Diğer yandan genç markaların adil işgücü uygulamalarından, şeffaf tedarik zinciri ve temiz tasarıma kadar basit ve şeffaf operasyonları, tüketiciler tarafından kolay anlaşılabiliyor, bu yüzden de müşterilerin güvenini kazanıyor. Bu markalar aynı zamanda ürünlerle ilgili karmaşık seçim süreçlerini de ortadan kaldırarak tüketiciyi cezbediyor. Araştırmalar karar verme sürecini kolaylaştıran markaların müşterileri tarafından başkalarına tavsiye edilme ihtimalinin yüzde 115 daha fazla olduğunu gösteriyor. (Corporate Executive Board, Mayıs 2012)

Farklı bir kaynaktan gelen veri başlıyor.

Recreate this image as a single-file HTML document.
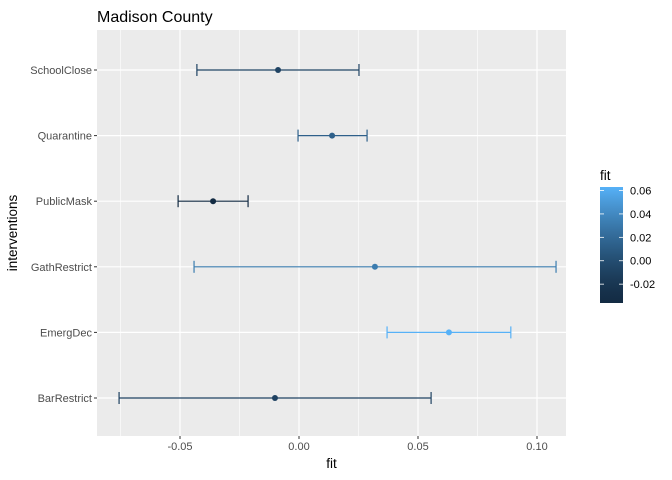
<!DOCTYPE html>
<html><head><meta charset="utf-8"><style>body{margin:0;background:#fff}svg{display:block;font-family:"Liberation Sans",sans-serif}</style></head>
<body>
<svg id="chart" width="672" height="480" viewBox="0 0 672 480"></svg>
<script>
const categories=["BarRestrict","EmergDec","GathRestrict","PublicMask","Quarantine","SchoolClose"];
const fitValues=[-0.0101,0.063,0.0319,-0.0361,0.0139,-0.0088];
const lowerValues=[-0.0756,0.037,-0.0441,-0.0508,-0.0004,-0.0429];
const upperValues=[0.0555,0.089,0.108,-0.0214,0.0286,0.0252];
const xTicks=[-0.05,0,0.05,0.10];
const xTickLabels=["-0.05","0.00","0.05","0.10"];
const legendTicks=[0.06,0.04,0.02,0.00,-0.02];
const legendTickLabels=["0.06","0.04","0.02","0.00","-0.02"];

const svg=document.getElementById('chart');
const NS='http://www.w3.org/2000/svg';
function mk(t,a,p){const e=document.createElementNS(NS,t);for(const k in a)e.setAttribute(k,a[k]);(p||svg).appendChild(e);return e;}
const L=97,R=566,T=30,B=436;
const x=v=>299+v*2380;
const y=i=>398-i*(398-70)/5;
const fmin=Math.min(...fitValues),fmax=Math.max(...fitValues);
function colT(t){t=Math.max(0,Math.min(1,t));const s=Math.pow(t,1.35);const a=[0x13,0x2B,0x43],b=[0x56,0xB1,0xF7];return 'rgb('+a.map((c,i)=>Math.round(c+(b[i]-c)*s)).join(',')+')';}
function col(v){return colT((v-fmin)/(fmax-fmin));}

let e=mk('rect',{x:L,y:T,width:R-L,height:B-T,fill:'#EBEBEB'});

for(let i=0;i<xTicks.length-1;i++){const m=(xTicks[i]+xTicks[i+1])/2;e=mk('line',{x1:x(m),x2:x(m),y1:T,y2:B,stroke:'#fff','stroke-width':0.6});}
{const m=xTicks[0]-0.025;if(x(m)>L){e=mk('line',{x1:x(m),x2:x(m),y1:T,y2:B,stroke:'#fff','stroke-width':0.6});}}
xTicks.forEach((v,i)=>{
 e=mk('line',{x1:x(v),x2:x(v),y1:T,y2:B,stroke:'#fff','stroke-width':1.2});
 e=mk('line',{x1:x(v),x2:x(v),y1:B,y2:B+3,stroke:'#333'});
 e=mk('text',{x:x(v),y:B+14,'font-size':11,fill:'#4D4D4D','text-anchor':'middle'});e.textContent=xTickLabels[i];
});
categories.forEach((c,i)=>{
 const yy=y(i);
 e=mk('line',{x1:L,x2:R,y1:yy,y2:yy,stroke:'#fff','stroke-width':1.2});
 e=mk('line',{x1:L-3,x2:L,y1:yy,y2:yy,stroke:'#333'});
 e=mk('text',{x:L-5,y:yy+4,'font-size':11,fill:'#4D4D4D','text-anchor':'end'});e.textContent=c;
});
categories.forEach((c,i)=>{
 const yy=y(i),cl=col(fitValues[i]);
 const g=mk('g',{stroke:cl,'stroke-width':1.2});
 mk('line',{x1:x(lowerValues[i]),x2:x(upperValues[i]),y1:yy,y2:yy},g);
 mk('line',{x1:x(lowerValues[i]),x2:x(lowerValues[i]),y1:yy-6,y2:yy+6},g);
 mk('line',{x1:x(upperValues[i]),x2:x(upperValues[i]),y1:yy-6,y2:yy+6},g);
 e=mk('circle',{cx:x(fitValues[i]),cy:yy,r:3,fill:cl});
});
e=mk('text',{x:97,y:22,'font-size':16,fill:'#000'});e.textContent='Madison County';
e=mk('text',{x:(L+R)/2,y:468,'font-size':13.5,fill:'#000','text-anchor':'middle'});e.textContent='fit';
e=mk('text',{x:0,y:0,'font-size':13.5,fill:'#000','text-anchor':'middle',transform:'translate(17,233) rotate(-90)'});e.textContent='interventions';
e=mk('text',{x:600,y:180,'font-size':13.5,fill:'#000'});e.textContent='fit';
const defs=mk('defs',{});const gr=mk('linearGradient',{id:'lg',x1:0,y1:1,x2:0,y2:0},defs);
for(let k=0;k<=10;k++)mk('stop',{offset:k/10,'stop-color':colT(k/10)},gr);
const lt=187,lb=303,ly=v=>lb-(v-fmin)/(fmax-fmin)*(lb-lt);
e=mk('rect',{x:600,y:lt,width:23,height:lb-lt,fill:'url(#lg)'});
legendTicks.forEach((v,i)=>{
 const yy=ly(v);
 mk('line',{x1:600,x2:604,y1:yy,y2:yy,stroke:'#fff','stroke-width':0.8});
 mk('line',{x1:619,x2:623,y1:yy,y2:yy,stroke:'#fff','stroke-width':0.8});
 e=mk('text',{x:630,y:yy+4,'font-size':11,fill:'#000'});e.textContent=legendTickLabels[i];
});
</script>
</body></html>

Trendwatching raporunda, Clean Slate Brand trendinin belirli bir geçmişi ve mirası olan markalara olan talebi tamamen ortadan kaldırmayacağını, ancak tüketici tercihlerinde meydana gelen köklü değişimin yeni girişimler için büyük fırsatlar yarattığı vurgulanılıyor.
Tüm markalara da, heyecanı yakalamak, karmaşayı azaltmak ve daha fazla sorumluluk almak tavsiye ediliyor.